Quote the data below in full, minus the images.

========

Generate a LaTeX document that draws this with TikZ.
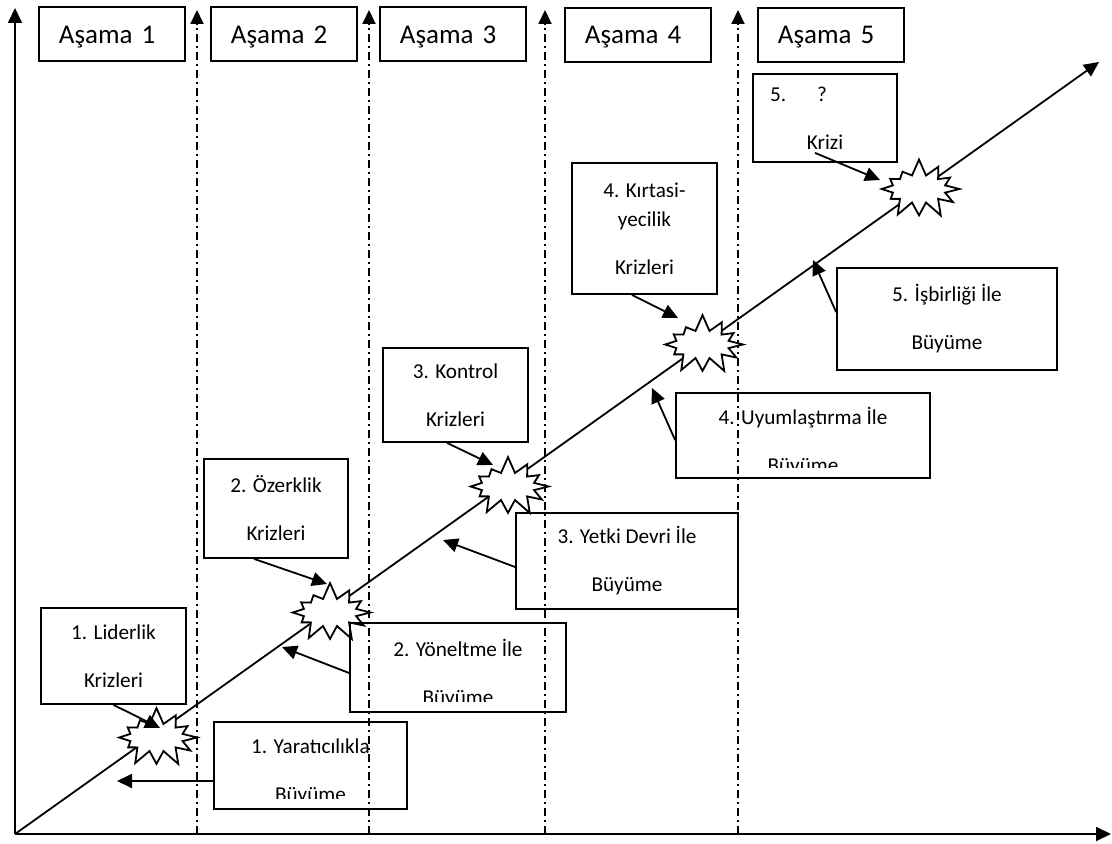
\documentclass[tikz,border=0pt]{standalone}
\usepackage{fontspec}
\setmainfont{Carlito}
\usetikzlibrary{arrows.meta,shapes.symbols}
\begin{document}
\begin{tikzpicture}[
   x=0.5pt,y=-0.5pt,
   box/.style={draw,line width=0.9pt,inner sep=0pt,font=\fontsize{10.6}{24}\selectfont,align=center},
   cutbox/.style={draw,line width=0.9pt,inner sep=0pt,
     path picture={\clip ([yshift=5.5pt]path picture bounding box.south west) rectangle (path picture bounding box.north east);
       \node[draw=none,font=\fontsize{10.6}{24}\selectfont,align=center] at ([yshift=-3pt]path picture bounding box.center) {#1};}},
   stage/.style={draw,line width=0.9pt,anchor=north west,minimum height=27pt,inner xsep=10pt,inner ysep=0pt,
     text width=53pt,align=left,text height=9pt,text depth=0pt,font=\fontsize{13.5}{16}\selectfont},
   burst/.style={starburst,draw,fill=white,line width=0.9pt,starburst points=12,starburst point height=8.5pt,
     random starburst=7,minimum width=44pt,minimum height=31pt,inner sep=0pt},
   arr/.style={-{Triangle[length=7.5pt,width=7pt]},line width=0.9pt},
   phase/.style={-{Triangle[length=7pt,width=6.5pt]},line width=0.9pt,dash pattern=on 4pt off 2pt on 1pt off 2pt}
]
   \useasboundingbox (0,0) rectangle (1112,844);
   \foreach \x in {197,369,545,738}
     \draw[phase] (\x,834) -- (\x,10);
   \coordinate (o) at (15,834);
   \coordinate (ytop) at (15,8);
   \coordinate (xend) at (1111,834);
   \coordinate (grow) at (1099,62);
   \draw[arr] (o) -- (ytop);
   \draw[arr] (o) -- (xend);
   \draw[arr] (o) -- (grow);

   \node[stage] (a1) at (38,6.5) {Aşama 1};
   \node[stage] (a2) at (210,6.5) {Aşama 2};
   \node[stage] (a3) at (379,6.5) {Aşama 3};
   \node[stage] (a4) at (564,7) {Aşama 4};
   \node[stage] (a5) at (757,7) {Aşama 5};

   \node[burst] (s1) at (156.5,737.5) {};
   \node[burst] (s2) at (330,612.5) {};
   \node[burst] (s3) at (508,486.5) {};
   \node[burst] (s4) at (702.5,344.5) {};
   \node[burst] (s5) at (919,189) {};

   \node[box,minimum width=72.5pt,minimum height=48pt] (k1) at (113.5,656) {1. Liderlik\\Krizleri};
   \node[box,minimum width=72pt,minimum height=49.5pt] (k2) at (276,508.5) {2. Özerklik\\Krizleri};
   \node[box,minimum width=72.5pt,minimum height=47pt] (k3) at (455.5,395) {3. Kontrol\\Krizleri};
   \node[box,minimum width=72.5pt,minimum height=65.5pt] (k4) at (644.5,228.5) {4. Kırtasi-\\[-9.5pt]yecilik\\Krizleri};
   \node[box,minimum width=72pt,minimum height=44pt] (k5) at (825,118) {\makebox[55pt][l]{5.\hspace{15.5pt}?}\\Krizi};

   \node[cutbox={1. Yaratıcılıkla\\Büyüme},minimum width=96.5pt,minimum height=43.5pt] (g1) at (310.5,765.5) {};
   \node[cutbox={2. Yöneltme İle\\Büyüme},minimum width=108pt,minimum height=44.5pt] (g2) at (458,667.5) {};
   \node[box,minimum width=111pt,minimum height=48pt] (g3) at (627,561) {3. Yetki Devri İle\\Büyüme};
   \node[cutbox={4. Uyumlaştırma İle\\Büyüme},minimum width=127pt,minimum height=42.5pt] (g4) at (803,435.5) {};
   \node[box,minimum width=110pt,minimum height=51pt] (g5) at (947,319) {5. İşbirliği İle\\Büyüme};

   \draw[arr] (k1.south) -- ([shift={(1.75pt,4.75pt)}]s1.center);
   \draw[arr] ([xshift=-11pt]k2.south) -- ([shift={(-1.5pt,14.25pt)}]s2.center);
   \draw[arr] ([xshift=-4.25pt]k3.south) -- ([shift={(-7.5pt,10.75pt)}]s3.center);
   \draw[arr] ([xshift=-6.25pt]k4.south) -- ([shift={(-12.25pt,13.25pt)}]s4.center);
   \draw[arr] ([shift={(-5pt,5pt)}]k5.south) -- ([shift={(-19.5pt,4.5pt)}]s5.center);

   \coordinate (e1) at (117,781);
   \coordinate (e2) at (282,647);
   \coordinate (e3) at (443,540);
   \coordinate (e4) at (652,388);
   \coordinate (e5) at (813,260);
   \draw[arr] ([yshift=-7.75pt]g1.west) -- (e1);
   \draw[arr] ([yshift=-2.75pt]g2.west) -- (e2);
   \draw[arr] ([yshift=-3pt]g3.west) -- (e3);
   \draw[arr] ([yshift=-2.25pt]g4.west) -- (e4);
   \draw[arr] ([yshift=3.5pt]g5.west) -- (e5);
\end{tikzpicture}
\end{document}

========

RESPONSE TO THIS EXERCISE –
Generate a LaTeX document that draws this with TikZ.
\documentclass[tikz,border=0pt]{standalone}
\usepackage{fontspec}
\setmainfont{Carlito}
\usetikzlibrary{arrows.meta,shapes.symbols}
\begin{document}
\begin{tikzpicture}[
   x=0.5pt,y=-0.5pt,
   box/.style={draw,line width=0.9pt,inner sep=0pt,font=\fontsize{10.6}{24}\selectfont,align=center},
   cutbox/.style={draw,line width=0.9pt,inner sep=0pt,
     path picture={\clip ([yshift=5.5pt]path picture bounding box.south west) rectangle (path picture bounding box.north east);
       \node[draw=none,font=\fontsize{10.6}{24}\selectfont,align=center] at ([yshift=-3pt]path picture bounding box.center) {#1};}},
   stage/.style={draw,line width=0.9pt,anchor=north west,minimum height=27pt,inner xsep=10pt,inner ysep=0pt,
     text width=53pt,align=left,text height=9pt,text depth=0pt,font=\fontsize{13.5}{16}\selectfont},
   burst/.style={starburst,draw,fill=white,line width=0.9pt,starburst points=12,starburst point height=8.5pt,
     random starburst=7,minimum width=44pt,minimum height=31pt,inner sep=0pt},
   arr/.style={-{Triangle[length=7.5pt,width=7pt]},line width=0.9pt},
   phase/.style={-{Triangle[length=7pt,width=6.5pt]},line width=0.9pt,dash pattern=on 4pt off 2pt on 1pt off 2pt}
]
   \useasboundingbox (0,0) rectangle (1112,844);
   \foreach \x in {197,369,545,738}
     \draw[phase] (\x,834) -- (\x,10);
   \coordinate (o) at (15,834);
   \coordinate (ytop) at (15,8);
   \coordinate (xend) at (1111,834);
   \coordinate (grow) at (1099,62);
   \draw[arr] (o) -- (ytop);
   \draw[arr] (o) -- (xend);
   \draw[arr] (o) -- (grow);

   \node[stage] (a1) at (38,6.5) {Aşama 1};
   \node[stage] (a2) at (210,6.5) {Aşama 2};
   \node[stage] (a3) at (379,6.5) {Aşama 3};
   \node[stage] (a4) at (564,7) {Aşama 4};
   \node[stage] (a5) at (757,7) {Aşama 5};

   \node[burst] (s1) at (156.5,737.5) {};
   \node[burst] (s2) at (330,612.5) {};
   \node[burst] (s3) at (508,486.5) {};
   \node[burst] (s4) at (702.5,344.5) {};
   \node[burst] (s5) at (919,189) {};

   \node[box,minimum width=72.5pt,minimum height=48pt] (k1) at (113.5,656) {1. Liderlik\\Krizleri};
   \node[box,minimum width=72pt,minimum height=49.5pt] (k2) at (276,508.5) {2. Özerklik\\Krizleri};
   \node[box,minimum width=72.5pt,minimum height=47pt] (k3) at (455.5,395) {3. Kontrol\\Krizleri};
   \node[box,minimum width=72.5pt,minimum height=65.5pt] (k4) at (644.5,228.5) {4. Kırtasi-\\[-9.5pt]yecilik\\Krizleri};
   \node[box,minimum width=72pt,minimum height=44pt] (k5) at (825,118) {\makebox[55pt][l]{5.\hspace{15.5pt}?}\\Krizi};

   \node[cutbox={1. Yaratıcılıkla\\Büyüme},minimum width=96.5pt,minimum height=43.5pt] (g1) at (310.5,765.5) {};
   \node[cutbox={2. Yöneltme İle\\Büyüme},minimum width=108pt,minimum height=44.5pt] (g2) at (458,667.5) {};
   \node[box,minimum width=111pt,minimum height=48pt] (g3) at (627,561) {3. Yetki Devri İle\\Büyüme};
   \node[cutbox={4. Uyumlaştırma İle\\Büyüme},minimum width=127pt,minimum height=42.5pt] (g4) at (803,435.5) {};
   \node[box,minimum width=110pt,minimum height=51pt] (g5) at (947,319) {5. İşbirliği İle\\Büyüme};

   \draw[arr] (k1.south) -- ([shift={(1.75pt,4.75pt)}]s1.center);
   \draw[arr] ([xshift=-11pt]k2.south) -- ([shift={(-1.5pt,14.25pt)}]s2.center);
   \draw[arr] ([xshift=-4.25pt]k3.south) -- ([shift={(-7.5pt,10.75pt)}]s3.center);
   \draw[arr] ([xshift=-6.25pt]k4.south) -- ([shift={(-12.25pt,13.25pt)}]s4.center);
   \draw[arr] ([shift={(-5pt,5pt)}]k5.south) -- ([shift={(-19.5pt,4.5pt)}]s5.center);

   \coordinate (e1) at (117,781);
   \coordinate (e2) at (282,647);
   \coordinate (e3) at (443,540);
   \coordinate (e4) at (652,388);
   \coordinate (e5) at (813,260);
   \draw[arr] ([yshift=-7.75pt]g1.west) -- (e1);
   \draw[arr] ([yshift=-2.75pt]g2.west) -- (e2);
   \draw[arr] ([yshift=-3pt]g3.west) -- (e3);
   \draw[arr] ([yshift=-2.25pt]g4.west) -- (e4);
   \draw[arr] ([yshift=3.5pt]g5.west) -- (e5);
\end{tikzpicture}
\end{document}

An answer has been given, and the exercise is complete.